If I understand the question correctly (let me know if not), for an actual visual hallucination, yes, you'd need a visual layer, a source of random noise merged with the visual layer, and a way to control the thresholding. Interestingly enough: that's the basic architecture of a diffusion model, the AI models we use for creating visual imagery. And if the noise vs. information density gets high, you get some trippy and often creepy hallucinations from them.
They're again a sensory thresholding problem. For example, if you put someone in a sensory deprivation tank, they get no visual stimuli so their visual system will progressively lower the noise threshold, trying to increase sensitivity, until it starts perceiving the noise in the visual system (from random firings, pulse pressure causing pressure waves through the eye, etc) as objects.

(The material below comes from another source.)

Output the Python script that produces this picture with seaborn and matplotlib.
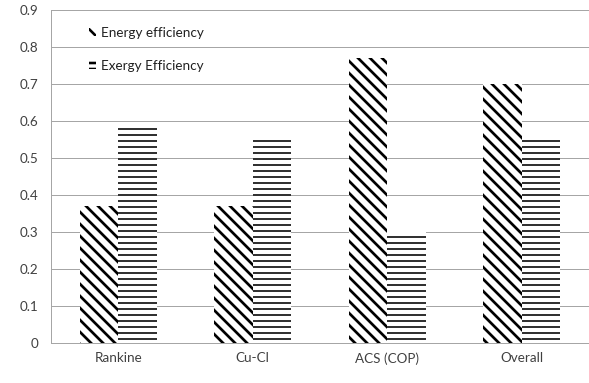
import matplotlib
matplotlib.use("Agg")
import matplotlib.pyplot as plt
from matplotlib.patches import Patch
from matplotlib.ticker import FuncFormatter, FixedLocator
import seaborn as sns
import pandas as pd

categories = ["Rankine", "Cu-Cl", "ACS (COP)", "Overall"]
energy = [0.37, 0.37, 0.77, 0.70]
exergy = [0.59, 0.56, 0.30, 0.56]
series = ["Energy efficiency", "Exergy Efficiency"]
yticks = [0, 0.1, 0.2, 0.3, 0.4, 0.5, 0.6, 0.7, 0.8, 0.9]

df = pd.DataFrame({
    "cat": categories * 2,
    "val": energy + exergy,
    "series": [series[0]] * 4 + [series[1]] * 4,
})

sns.set_style("white")
plt.rcParams["font.family"] = ["Lato", "DejaVu Sans"]
plt.rcParams["hatch.linewidth"] = 2.6

DPI = 72
FS = 13.5
fig = plt.figure(figsize=(589 / DPI, 383 / DPI), dpi=DPI)
ax = fig.add_axes([51 / 589, 40 / 383, 1 - 51 / 589, 333 / 383])

sns.barplot(data=df, x="cat", y="val", hue="series", order=categories,
            hue_order=series, width=0.57, ax=ax, legend=False,
            palette=["white", "white"])

hatches = ["\\\\", "--"]
hlw = [2.7, 1.6]
for cont, h, lw in zip(ax.containers, hatches, hlw):
    for p in cont:
        p.set_facecolor("white")
        p.set_edgecolor("black")
        p.set_linewidth(0)
        p.set_hatch(h)
        if hasattr(p, "set_hatch_linewidth"):
            p.set_hatch_linewidth(lw)

ax.set_xlim(-0.5, 3.5)
ax.set_ylim(0, 0.9)
ax.yaxis.set_major_locator(FixedLocator(yticks))
ax.yaxis.set_major_formatter(FuncFormatter(lambda v, _: f"{v:g}"))
ax.grid(axis="y", color="#a6a6a6", linewidth=1)
ax.set_axisbelow(True)
ax.set_xlabel("")
ax.set_ylabel("")
for s in ["top", "right"]:
    ax.spines[s].set_visible(False)
for s in ["left", "bottom"]:
    ax.spines[s].set_color("#a6a6a6")
    ax.spines[s].set_linewidth(1)

ax.set_xticks(range(len(categories)))
ax.set_xticklabels(categories)
ax.set_xticks([0.5, 1.5, 2.5], minor=True)
ax.tick_params(axis="x", which="major", length=0, pad=9, labelsize=FS, labelcolor="#404040")
ax.tick_params(axis="x", which="minor", length=4, color="#a6a6a6", width=1)
ax.tick_params(axis="y", length=5, color="#a6a6a6", width=1, labelsize=FS, labelcolor="#404040", pad=8)

handles = [Patch(facecolor="white", edgecolor="black", linewidth=0, hatch=hatches[0]),
           Patch(facecolor="white", edgecolor="black", linewidth=0, hatch="--")]
leg = ax.legend(handles, series, loc="upper left", bbox_to_anchor=(0.048, 0.985),
                frameon=False, handlelength=0.55, handleheight=0.55, handletextpad=0.35,
                labelspacing=1.55, fontsize=FS)
for t in leg.get_texts():
    t.set_color("#202020")

fig.savefig("out.png", dpi=DPI)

Admittedly I'm not the most active RU-vidr, heh. I work in technology, mostly AI/ML, but I have a lot of cognitive science background too. I got into personality analysis when working on university admissions systems that used AI to draw insight from student applications. I have been publishing in other media (see davidrostcheck.com/, most recently in AI alignment and aggregate intelligence) but I'm getting back into video now.
Thank you so much for this David. I'm a psychology undergraduate trying to get into data science. The content is really comprehensive. I'm really intrigued by your in-depth knowledge on both NLP and personality research. On a side note, your take on personality research is remarkably similar to what Jordan Peterson has been talking about during his lecture! :D
Thanks, Lai. The personality research is definitely very informed by Dr. Peterson's "Personality and its Transformations" class; I used that a roadmap/overview to get started when I was learning it, augmented with some other sources (my wife's background is in Psychology, so that was also very helpful!)
Thanks for the presentation! Was wondering if also personality would be different if someone wrote in another language? For example someone learned a 2nd language, and so has a more limited vocabulary in that 2nd language, and only used that 2nd language as input into the ibm watson personality insight test, would that affect the outcome as compared to using their native language?
Thanks! That's a great question. It might, although you'd hope that your writings in different languages would produce similar output if you were sufficiently fluent. I happen to be bilingual, so I'll try this and let you know.